Abbey was with me through my migraine sessions, always laying next to me until they subsided. My father-in-law was one of the most creative, imaginative and caring men I’ve ever met.

Both of these changed who I am, but it was the 20 minutes I took twice a day which healed my soul and saved me from suicide and depression.

My life up until this year felt as though it were a series of mishaps leading me toward the end of my life. By the end of 2013 I felt I’d lived my last full year and would not live through another year.

When I walked in to the TM center in Las Vegas, I discovered that there were others who had dealt with depression, addiction, and stress in the same ways I had.

They’d taken the pills the doctor prescribed, they’d had their share of being “on the wagon.” None of them felt better until they’d tried TM.

Now, I’m the one touting its effectiveness and leading others to learn the technique.
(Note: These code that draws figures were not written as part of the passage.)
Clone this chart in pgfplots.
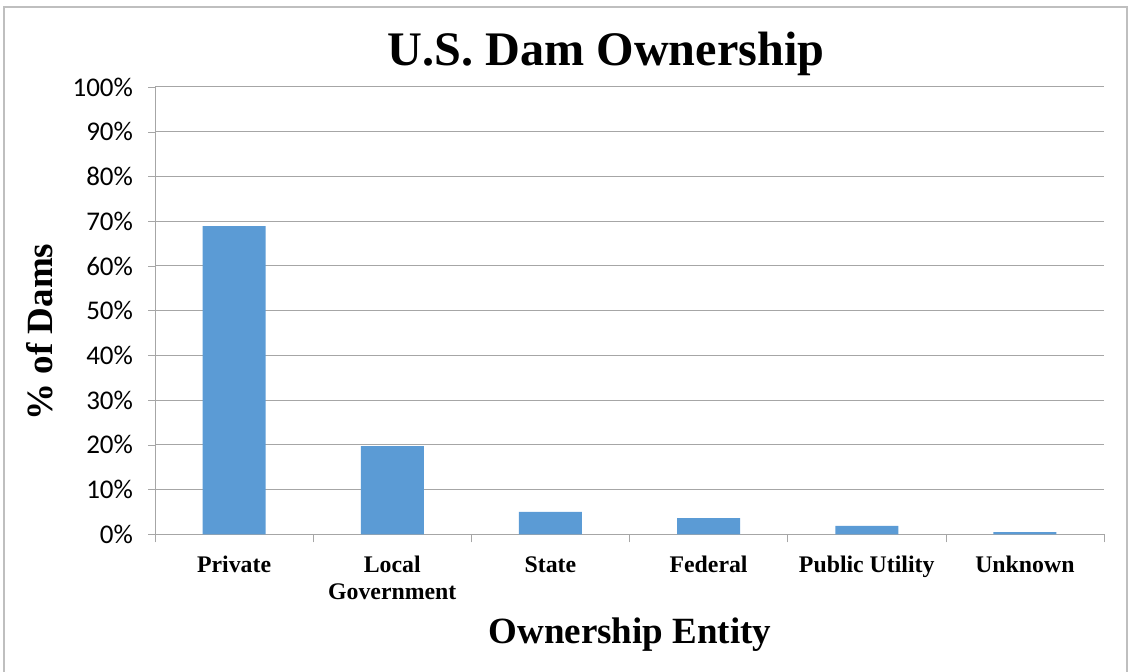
\documentclass[border=0pt]{standalone}
\usepackage{pgfplots}
\pgfplotsset{compat=1.18}
\usepackage{fontspec}
\setmainfont{Liberation Serif}
\newfontfamily\calibri{Carlito}
\definecolor{barblue}{HTML}{5B9BD5}
\definecolor{gridgray}{HTML}{A6A6A6}
\definecolor{framegray}{HTML}{BFBFBF}
\begin{document}
\begin{tikzpicture}[x=1pt,y=1pt]
\useasboundingbox (0,0) rectangle (565,335.5);
\draw[framegray, line width=0.6pt] (2,-5) -- (2,332) -- (563.5,332) -- (563.5,-5);
\begin{axis}[
  at={(77.5pt,68.35pt)}, anchor=south west,
  scale only axis, width=474.5pt, height=223.65pt,
  xmin=-0.5, xmax=5.5, ymin=0, ymax=100,
  axis x line=bottom, axis y line=left,
  axis line style={gridgray, -},
  ybar, bar width=31.5pt,
  xtick={0,1,2,3,4,5},
  xticklabels={Private, {Local\\Government}, State, Federal, Public Utility, Unknown},
  xticklabel style={font=\bfseries\fontsize{11.9}{13.5}\selectfont, align=center, anchor=north, yshift=-4pt},
  major x tick style={draw=none},
  minor xtick={-0.5,0.5,1.5,2.5,3.5,4.5,5.5},
  minor x tick style={gridgray},
  minor tick length=4pt,
  ytick={0,10,...,100},
  yticklabel={\pgfmathprintnumber{\tick}\%},
  yticklabel style={font=\calibri\fontsize{13.5}{14}\selectfont, xshift=-4pt},
  /pgf/number format/assume math mode=true,
  major y tick style={gridgray},
  tick align=outside,
  major tick length=3.5pt,
  ymajorgrids, grid style={gridgray, line width=0.5pt},
]
\addplot[fill=barblue, draw=none] coordinates {(0,68.9) (1,19.7) (2,5.0) (3,3.6) (4,1.9) (5,0.5)};
\end{axis}
\node[font=\bfseries\fontsize{24.1}{26}\selectfont] at (303,308.5) {U.S. Dam Ownership};
\node[font=\bfseries\fontsize{18.5}{20}\selectfont, rotate=90] at (20,169.5) {\% of Dams};
\node[font=\bfseries\fontsize{18.5}{20}\selectfont] at (315,18) {Ownership Entity};
\end{tikzpicture}
\end{document}
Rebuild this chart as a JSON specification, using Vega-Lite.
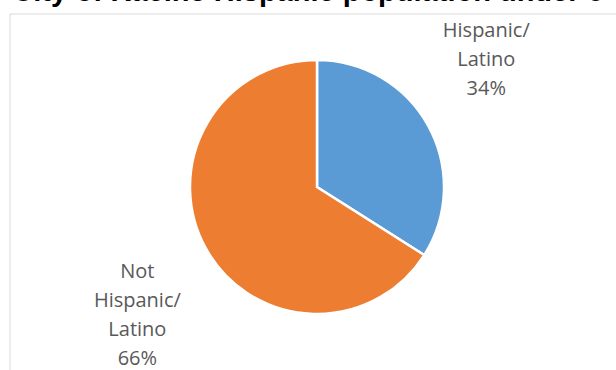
{
  "$schema": "https://vega.github.io/schema/vega-lite/v6.json",
  "autosize": {"type": "none"},
  "width": 614,
  "height": 346,
  "padding": {"left": 10, "top": 14, "right": 0, "bottom": 10},
  "background": "white",
  "title": {
    "text": "City of Racine Hispanic population under 5",
    "font": "Liberation Sans",
    "fontSize": 29,
    "fontWeight": "bold",
    "color": "#000000",
    "anchor": "middle",
    "baseline": "alphabetic",
    "offset": 4,
    "dx": -9,
    "dy": 20
  },
  "data": {
    "values": [
      {"group": "Hispanic/Latino", "label": "Hispanic/\nLatino\n34%", "pct": 34, "order": 1},
      {"group": "Not Hispanic/Latino", "label": "Not\nHispanic/\nLatino\n66%", "pct": 66, "order": 2}
    ]
  },
  "layer": [
    {
      "data": {"values": [{"frame": 1}]},
      "mark": {"type": "rect", "fill": null, "stroke": "#d9d9d9", "strokeWidth": 1, "x": 0, "y": 0, "x2": {"expr": "width + 30"}, "y2": {"expr": "height + 30"}},
      "encoding": {}
    },
    {
      "mark": {"type": "arc", "outerRadius": 127, "stroke": "white", "strokeWidth": 2.5},
      "encoding": {
        "theta": {"field": "pct", "type": "quantitative", "stack": true},
        "order": {"field": "order", "type": "quantitative"},
        "color": {
          "field": "group",
          "type": "nominal",
          "scale": {"domain": ["Hispanic/Latino", "Not Hispanic/Latino"], "range": ["#5B9BD5", "#ED7D31"]},
          "legend": null
        }
      }
    },
    {
      "mark": {"type": "text", "radius": 200, "dx": -6, "dy": -60, "font": "Open Sans", "fontSize": 20, "lineHeight": 29, "color": "#595959", "align": "center", "baseline": "middle", "lineBreak": "\n"},
      "encoding": {
        "theta": {"field": "pct", "type": "quantitative", "stack": true},
        "order": {"field": "order", "type": "quantitative"},
        "text": {"condition": {"test": "datum.order == 1", "field": "label"}, "value": ""}
      }
    },
    {
      "mark": {"type": "text", "radius": 205, "dy": -14, "font": "Open Sans", "fontSize": 20, "lineHeight": 29, "color": "#595959", "align": "center", "baseline": "middle", "lineBreak": "\n"},
      "encoding": {
        "theta": {"field": "pct", "type": "quantitative", "stack": true},
        "order": {"field": "order", "type": "quantitative"},
        "text": {"condition": {"test": "datum.order == 2", "field": "label"}, "value": ""}
      }
    }
  ]
}
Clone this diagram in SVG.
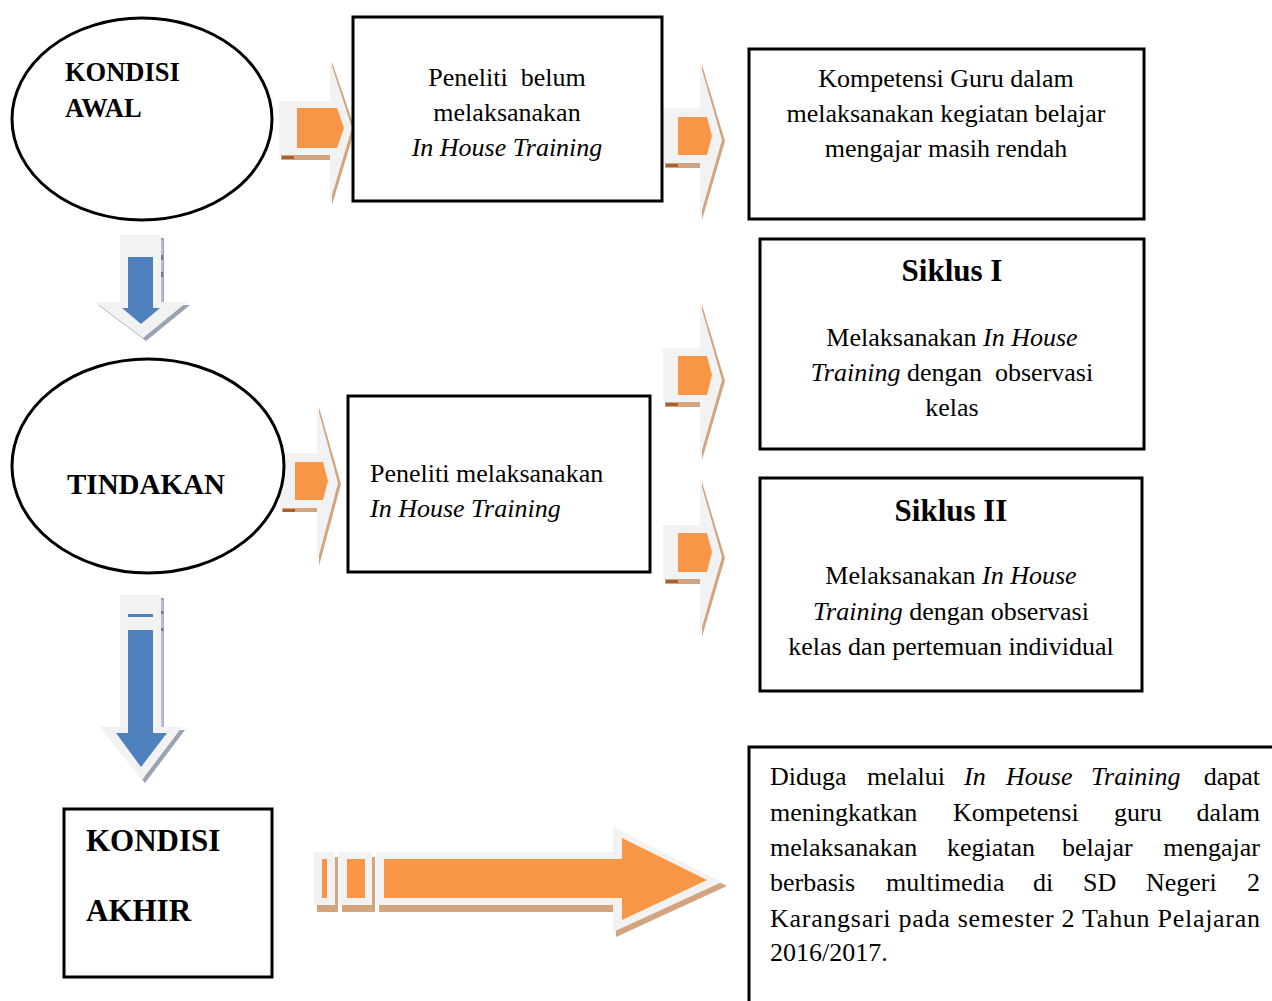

In the next few weeks my wife will be learning the technique. She’s had her father pass away, dealt with depression and bi-polar disorder. But I know TM will work for her. In the next year there will be a few changes on the blog to reflect my involvement with TM and I hope you’ll talk to a teacher or read David Lynch’s book.

2014 and Transcendental Meditation changed my soul. It made me want to live for myself. It made me want to be a better father, husband, son and human. I care more about the lives around me, though they may not know I’m there, I want them to be at peace with who they are, where they’ve been and the life they have.

TM put my soul to rest about my childhood, my parents divorce and the problems I’d had with my father. I love him, and always will, but I know that we’re different people than we were before and there’s a separation between us that will never be healed. I hope he has a good life, enjoys himself and finds TM and begins to learn.

We’re all going through life learning about who we are, but I feel TM makes us understand who we are and embrace that person and not care about the rest.

Happy New Year and I hope you have peaceful 2015.